“Market bifurcation” has been a factor in the food and beverage industry as long as I’ve been covering it, and I didn’t start yesterday. Briefly, it describes the tendency of consumers to cluster at either end of the quality-value continuum; either costlier items with higher quality, or items whose primary appeal is their low price. Think of an inverted bell curve.
The pandemic has disrupted this dynamic, as it has so many others. But it has left us with another, which I’m calling “automation bifurcation.” This describes the tendency of good fortune to come to companies at either end of another continuum: automation vs. manual labor.

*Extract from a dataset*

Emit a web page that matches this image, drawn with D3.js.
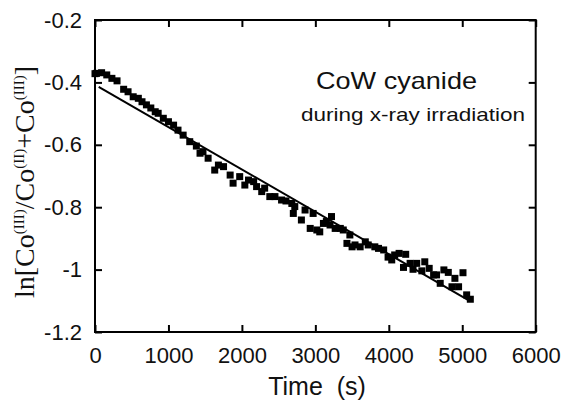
<!DOCTYPE html>
<html><head><meta charset="utf-8">
<script src="https://cdn.jsdelivr.net/npm/d3@7"></script>
<style>body{margin:0;background:#fff}svg{display:block}</style>
</head><body>
<svg id="c" width="562" height="401"></svg>
<script>
const timeS = [0,20,90,160,230,300,390,450,520,590,640,700,760,820,860,930,1000,1070,1130,1200,1290,1380,
1430,1470,1540,1630,1680,1750,1840,1880,1970,2040,2090,2160,2200,2270,2310,2380,2450,2540,2600,
2680,2700,2720,2810,2860,2930,2970,3020,3060,3110,3150,3220,3200,3270,3340,3380,3430,3470,3500,3540,3610,3680,3720,3810,3860,
3930,3990,4040,4080,4140,4230,4200,4290,4380,4330,4450,4490,4550,4610,4650,4700,4750,4810,4860,4900,4950,5010,5060,5110];
const lnRatio = [-0.372,-0.371,-0.369,-0.376,-0.387,-0.395,-0.422,-0.430,-0.446,-0.451,-0.462,-0.472,-0.482,-0.494,-0.499,-0.515,-0.526,-0.537,-0.553,-0.569,-0.590,-0.604,
-0.627,-0.622,-0.643,-0.681,-0.665,-0.670,-0.697,-0.723,-0.702,-0.729,-0.713,-0.718,-0.734,-0.750,-0.739,-0.766,-0.766,-0.777,-0.780,
-0.788,-0.820,-0.798,-0.841,-0.809,-0.868,-0.820,-0.873,-0.879,-0.852,-0.846,-0.830,-0.857,-0.868,-0.868,-0.873,-0.916,-0.889,-0.927,-0.921,-0.927,-0.911,-0.921,-0.927,-0.932,
-0.937,-0.960,-0.969,-0.953,-0.948,-0.951,-0.993,-0.980,-0.980,-0.999,-1.004,-0.975,-0.996,-1.017,-1.017,-1.044,-1.001,-1.009,-1.055,-1.028,-1.055,-1.010,-1.081,-1.095];
const fitT = [50, 5100];
const fitV = [-0.414, -1.100];
const xTicks = [0,1000,2000,3000,4000,5000,6000];
const xTickLabels = ["0","1000","2000","3000","4000","5000","6000"];
const yTicks = [-1.2,-1,-0.8,-0.6,-0.4,-0.2];
const yTickLabels = ["-1.2","-1","-0.8","-0.6","-0.4","-0.2"];

const svg = d3.select("#c");
const L=95, R=535.7, T=20, B=332;
const x = d3.scaleLinear().domain([0,6000]).range([L,R]);
const y = d3.scaleLinear().domain([-1.2,-0.2]).range([B,T]);
const font = "'Liberation Sans', Arial, Helvetica, sans-serif";

function styleAxis(g, showText){
  g.select(".domain").remove();
  g.selectAll(".tick line").attr("stroke","#000").attr("stroke-width",2);
  g.selectAll(".tick text").attr("font-family",font).attr("font-size",22).attr("fill","#111");
  if(!showText) g.selectAll(".tick text").remove();
}
svg.append("g").attr("transform",`translate(0,${B})`)
  .call(d3.axisBottom(x).tickValues(xTicks).tickFormat((d,i)=>xTickLabels[i]).tickSizeInner(-7).tickSizeOuter(0).tickPadding(15))
  .call(g=>styleAxis(g,true));
svg.append("g").attr("transform",`translate(0,${T})`)
  .call(d3.axisTop(x).tickValues(xTicks).tickFormat("").tickSizeInner(-7).tickSizeOuter(0))
  .call(g=>styleAxis(g,false));
svg.append("g").attr("transform",`translate(${L},0)`)
  .call(d3.axisLeft(y).tickValues(yTicks).tickFormat((d,i)=>yTickLabels[i]).tickSizeInner(-7).tickSizeOuter(0).tickPadding(13))
  .call(g=>styleAxis(g,true));
svg.append("g").attr("transform",`translate(${R},0)`)
  .call(d3.axisRight(y).tickValues(yTicks).tickFormat("").tickSizeInner(-7).tickSizeOuter(0))
  .call(g=>styleAxis(g,false));

svg.append("rect").attr("x",L).attr("y",T).attr("width",R-L).attr("height",B-T)
  .attr("fill","none").attr("stroke","#000").attr("stroke-width",2);

// fit line
svg.append("line").attr("x1",x(fitT[0])).attr("y1",y(fitV[0])).attr("x2",x(fitT[1])).attr("y2",y(fitV[1]))
  .attr("stroke","#000").attr("stroke-width",2);

// points
const s=7;
svg.append("g").selectAll("rect").data(timeS.map((t,i)=>[t,lnRatio[i]])).join("rect")
  .attr("x",d=>x(d[0])-s/2).attr("y",d=>y(d[1])-s/2).attr("width",s).attr("height",s).attr("fill","#000");

// annotations
svg.append("text").attr("x",316).attr("y",89).attr("font-family",font).attr("font-size",24)
  .attr("textLength",161).attr("lengthAdjust","spacingAndGlyphs").attr("fill","#111").text("CoW cyanide");
svg.append("text").attr("x",301).attr("y",121).attr("font-family",font).attr("font-size",19)
  .attr("textLength",224).attr("lengthAdjust","spacingAndGlyphs").attr("fill","#111").text("during x-ray irradiation");

// x label
svg.append("text").attr("x",317).attr("y",395).attr("text-anchor","middle").attr("font-family",font)
  .attr("font-size",25).attr("fill","#111").attr("xml:space","preserve").style("white-space","pre").text("Time  (s)");

// y label
const yl = svg.append("text").attr("transform","translate(34,182) rotate(-90)").attr("text-anchor","middle")
  .attr("font-family","'Liberation Serif','Times New Roman',serif").attr("font-size",28).attr("fill","#111");
const parts = [["ln[Co",0],["(III)",1],["/Co",0],["(II)",1],["+Co",0],["(III)",1],["]",0]];
parts.forEach(p=>{
  const ts = yl.append("tspan").text(p[0]);
  if(p[1]){ ts.attr("font-size",15).attr("baseline-shift","10"); }
});
</script>
</body></html>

To understand this, we need to look at how sales have been going during the pandemic.
As most people know by now, center-store items, whose sales had been languishing in favor of fresher food, experienced a resurgence. There were several reasons: Shelf-stable items were ideal for stocking pantries during the first stages of panic buying; consumers were cooking, or at least preparing, more meals at home, and needed pantry staples to do it; many center-store products, like cookies or boxed macaroni and cheese, are perceived as comfort foods; many of them are familiar brands from large, well-known companies, and familiarity is another source of comfort during a crisis.
This situation has increased the fortunes of many of the companies in our Top 100, like Kellogg, General Mills, Kraft Heinz, Hostess Brands and Bimbo Bakeries. But it has also handed them some production problems. Several of them have had trouble meeting demand for their newly popular old staples, to the point where they’re cutting back on newer, less established SKUs or using more contract manufacturing. Even so, many have been plagued by out-of-stocks, especially during the pandemic’s early stages in March and April.
Now, one of the ongoing dynamics in the food industry is how Big Food has been gradually but steadily losing market share to smaller companies that are nimbler and faster to respond to consumer shifts. That’s why some of the biggest names in food, like General Mills, Tyson and Nestlé, have established funds to start up and, in some cases, buy up such companies.